A simple process using the design of the building facilitated the processing of the oysters.  The boat full of oysters would pull up and men would shovel the oysters into the open shelf on the outside of the building stretching below the four windows on either side.

Inside the women would stand and as the oysters slid down would crack open the oyster, put the oyster in a gallon bucket at her feet, and discard the shell through a hole in the bottom of the shelf.  Oyster shells would pile up outside the building until being loaded into the boats to be taken back out into the marsh and thrown overboard to seed new oyster beds.  Once the worker’s gallon bucket was full she would take it to the window in the back right of the picture where she would get credit for completing a bucket and the oysters would be processed for shipping.

Completing the factory was the Deviled Crab House, where small bits of crab that weren’t large enough to be canned in the Picking House would be “deviled”, seasoned with a spicy mix and processed for market.

And, of course, surrounding all is the stunning salt marsh.

One of the most interesting parts of the tour was when our guide led the small (masked!) group in learning some words of Geechee and singing traditional songs.

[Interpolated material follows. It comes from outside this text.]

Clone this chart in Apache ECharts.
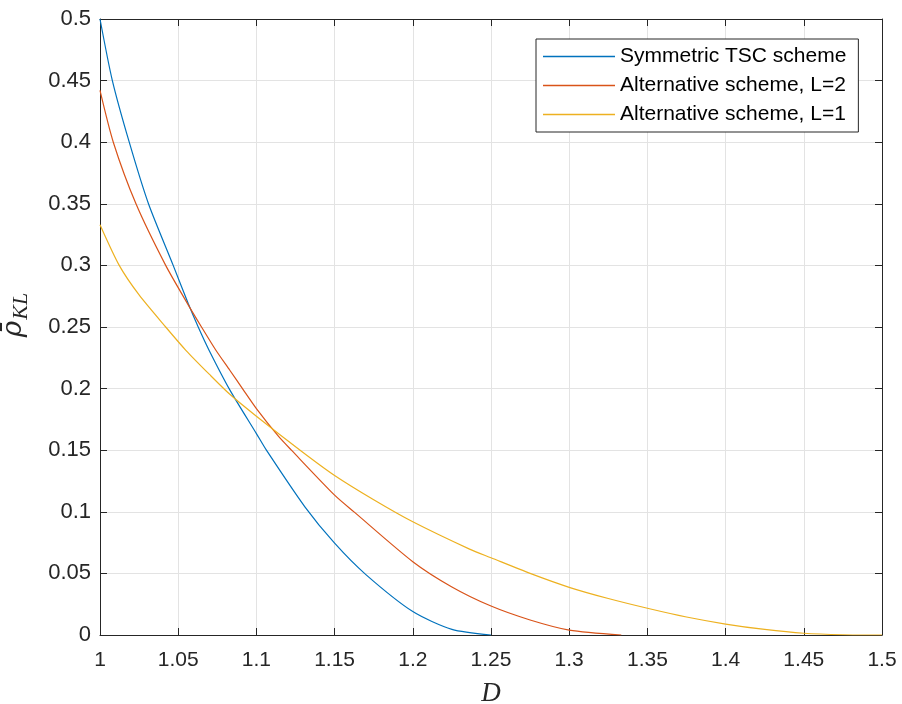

This is one of those situations where pictures can’t convey the experience, it truly was memorable.  Pin Point is the last Gullah community in existence, all of the others up and down the coast have succumbed to modern times, the land sold and community members dispersed.  The building of the highway near Pin Point and out onto the outer islands altered the ecosystem of the marsh and made it easier for residents of Pin Point to find better jobs in the greater Savannah community. This contributed to the closing of the factory in 1985. 

People who grew up in Pin Point were all given a nickname by which the community knew them.  The Thomas family had two boys, “Peanut” and “Boy”, who grew up in the very conservative community steeped in a religion that was a mix of Christianity and African beliefs.  One of those young men grew up to be Justice Clarence Thomas, current judge on the United States Supreme Court.